Tumor-associated macrophages (TAMs) are vital contributors to the growth, metastasis, and therapeutic resistance of various cancers, including hepatocellular carcinoma (HCC). However, the exact phenotype of TAMs and the mechanisms underlying their modulation for therapeutic purposes have not been determined. Here, we present compelling evidence that glutamine-derived aspartate in TAMs stimulates spermidine production through the polyamine synthesis pathway, thereby increasing the translation efficiency of HIF-1α via eIF5A hypusination. Consequently, augmented translation of HIF-1α drives TAMs to undergo an increase glycolysis and acquire a metabolic phenotype distinct from that of M2 macrophages.
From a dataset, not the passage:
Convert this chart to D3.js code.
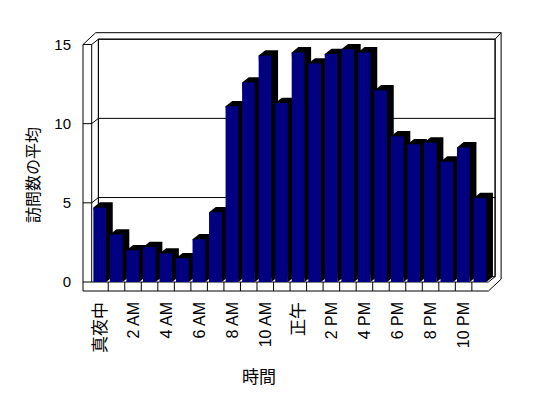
<!DOCTYPE html>
<html>
<head>
<meta charset="utf-8">
<script src="https://cdn.jsdelivr.net/npm/d3@7"></script>
<style>
  html, body { margin: 0; padding: 0; background: #fff; }
  svg { display: block; }
  text { font-family: "Liberation Sans", "Noto Sans CJK JP", sans-serif; fill: #000; }
</style>
</head>
<body>
<div id="chart"></div>
<script>
// 時間ごとの訪問数の平均
const hours = [
  '真夜中', '1 AM', '2 AM', '3 AM', '4 AM', '5 AM', '6 AM', '7 AM', '8 AM', '9 AM', '10 AM', '11 AM',
  '正午', '1 PM', '2 PM', '3 PM', '4 PM', '5 PM', '6 PM', '7 PM', '8 PM', '9 PM', '10 PM', '11 PM'
];
const visits = [
  4.7, 3.0, 2.0, 2.2, 1.8, 1.5, 2.7, 4.4, 11.1, 12.6, 14.3, 11.3,
  14.5, 13.8, 14.4, 14.7, 14.5, 12.1, 9.2, 8.7, 8.8, 7.6, 8.5, 5.3
];
const yTicks = [0, 5, 10, 15];
const xTickLabels = hours.filter((d, i) => i % 2 === 0);

const W = 548, H = 398;
const D = { dx: 6.7, dy: -5.3 };   // depth of floor
const T = { dx: 6, dy: -6.5 };     // wall thickness
const wallL = 83, slabB = 291;

const svg = d3.select('#chart').append('svg')
  .attr('width', W).attr('height', H);

const x = d3.scaleBand().domain(hours).range([91.7, 488.4]);
const y = d3.scaleLinear().domain([0, 15]).range([282, 44.5]);

const xL = x.range()[0], xR = x.range()[1];
const y0 = y(0), yTop = y(15);
const line = (pts) => 'M' + pts.map(p => p.join(',')).join('L');

const g = svg.append('g').attr('fill', 'none').attr('stroke', '#000').attr('stroke-width', 1);

// back wall + side wall
g.append('path').attr('fill', '#fff')
  .attr('d', line([[xL + D.dx, yTop + D.dy], [xR + D.dx, yTop + D.dy], [xR + D.dx, y0 + D.dy], [xL + D.dx, y0 + D.dy]]) + 'Z');

// gridlines
yTicks.filter(v => v > 0).forEach(v => {
  const yy = y(v);
  g.append('path').attr('d', line([[wallL, yy], [xL, yy], [xL + D.dx, yy + D.dy], [xR + D.dx, yy + D.dy]]));
});

// left wall inner edge and back wall right edge
g.append('path').attr('d', line([[xL, yTop], [xL, y0]]));
g.append('path').attr('d', line([[xL + D.dx, yTop + D.dy], [xL + D.dx, y0 + D.dy]]));
g.append('path').attr('d', line([[xR, y0], [xR + D.dx, y0 + D.dy], [xR + D.dx, yTop + D.dy], [xR + D.dx + T.dx, yTop + D.dy + T.dy]]));

// outer outline
const ox = D.dx + T.dx, oy = D.dy + T.dy;
g.append('path')
  .attr('d', line([[wallL, slabB], [xR, slabB], [xR + ox, slabB + oy], [xR + ox, yTop + oy], [wallL + ox, yTop + oy], [wallL, yTop], [wallL, slabB]]));
g.append('path').attr('d', line([[wallL, yTop], [xL, yTop]]));

// floor slab front face
g.append('path').attr('d', line([[wallL, y0], [xR, y0]]));
g.selectAll('path.tick').data(hours.slice(1)).join('path').attr('class', 'tick')
  .attr('d', d => line([[x(d), y0], [x(d), slabB]]));

// bars
const bw = x.bandwidth();
const bars = svg.append('g').attr('stroke', 'none');
hours.forEach((h, i) => {
  const v = visits[i];
  const x0 = x(h) + bw * 0.1, x1 = x0 + bw * 0.77, yv = y(v);
  bars.append('path').attr('fill', '#000')
    .attr('d', line([[x0, yv], [x0 + D.dx, yv + D.dy], [x1 + D.dx, yv + D.dy], [x1 + D.dx, y0 + D.dy], [x1, y0]]) + 'Z');
  bars.append('rect').attr('fill', '#000080')
    .attr('x', x0).attr('y', yv).attr('width', x1 - x0).attr('height', y0 - yv);
});

// y axis labels
const yAxis = svg.append('g').attr('transform', 'translate(71,0)')
  .call(d3.axisLeft(y).tickValues(yTicks).tickSize(0).tickPadding(0));
yAxis.select('.domain').remove();
yAxis.selectAll('text').style('font-size', '15px').attr('fill', '#000')
  .style('font-family', '"Liberation Sans", "Noto Sans CJK JP", sans-serif');

// x labels, every other hour
svg.append('g').selectAll('text').data(xTickLabels).join('text')
  .attr('transform', d => `translate(${x(d) + bw / 2},302) rotate(-90)`)
  .attr('text-anchor', 'end').attr('dy', '0.35em')
  .style('font-size', d => /[A-Z]/.test(d) ? '16px' : '17px')
  .text(d => d);

// axis titles
svg.append('text').attr('x', 259).attr('y', 383).attr('text-anchor', 'middle')
  .style('font-size', '17px').text('時間');
svg.append('text').attr('transform', 'translate(33,175) rotate(-90)')
  .attr('text-anchor', 'middle').attr('dy', '0.35em')
  .style('font-size', '16px').text('訪問数の平均');
</script>
</body>
</html>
Finally, eIF5A levels in tumor stromal lesions were greater than those in nontumor stromal lesions. Additionally, a higher degree of tumor stromal eIF5A hypusination was significantly associated with a more advanced tumor stage. Taken together, these data highlight the potential of inhibiting hypusinated eIF5A by targeting glutamine metabolism in TAMs, thereby opening a promising avenue for the development of novel therapeutic approaches for HCC. Glutamine metabolism in TAMs: targeting HIF-1α translation for HCC This research examines how a substance derived from glutamine (an amino acid) called aspartate influences tumor-associated macrophages (TAMs - immune cells found in many cancers). Led by Dr. Keun-Gyu Park, the team discovered that aspartate from glutamine encourages TAMs to support the growth of hepatocellular carcinoma (HCC - a liver cancer). This process is aided by a protein, eIF5A. The team performed tests on mice and human cells and studied tissue samples from HCC patients. They discovered that blocking eIF5A’s function in TAMs could halt tumor growth. The research suggests that focusing on this metabolic process in TAMs could be a potential treatment strategy for HCC. The results also hint at possible future applications for treating other cancers. This summary was initially drafted using artificial intelligence, then revised and fact-checked by the author.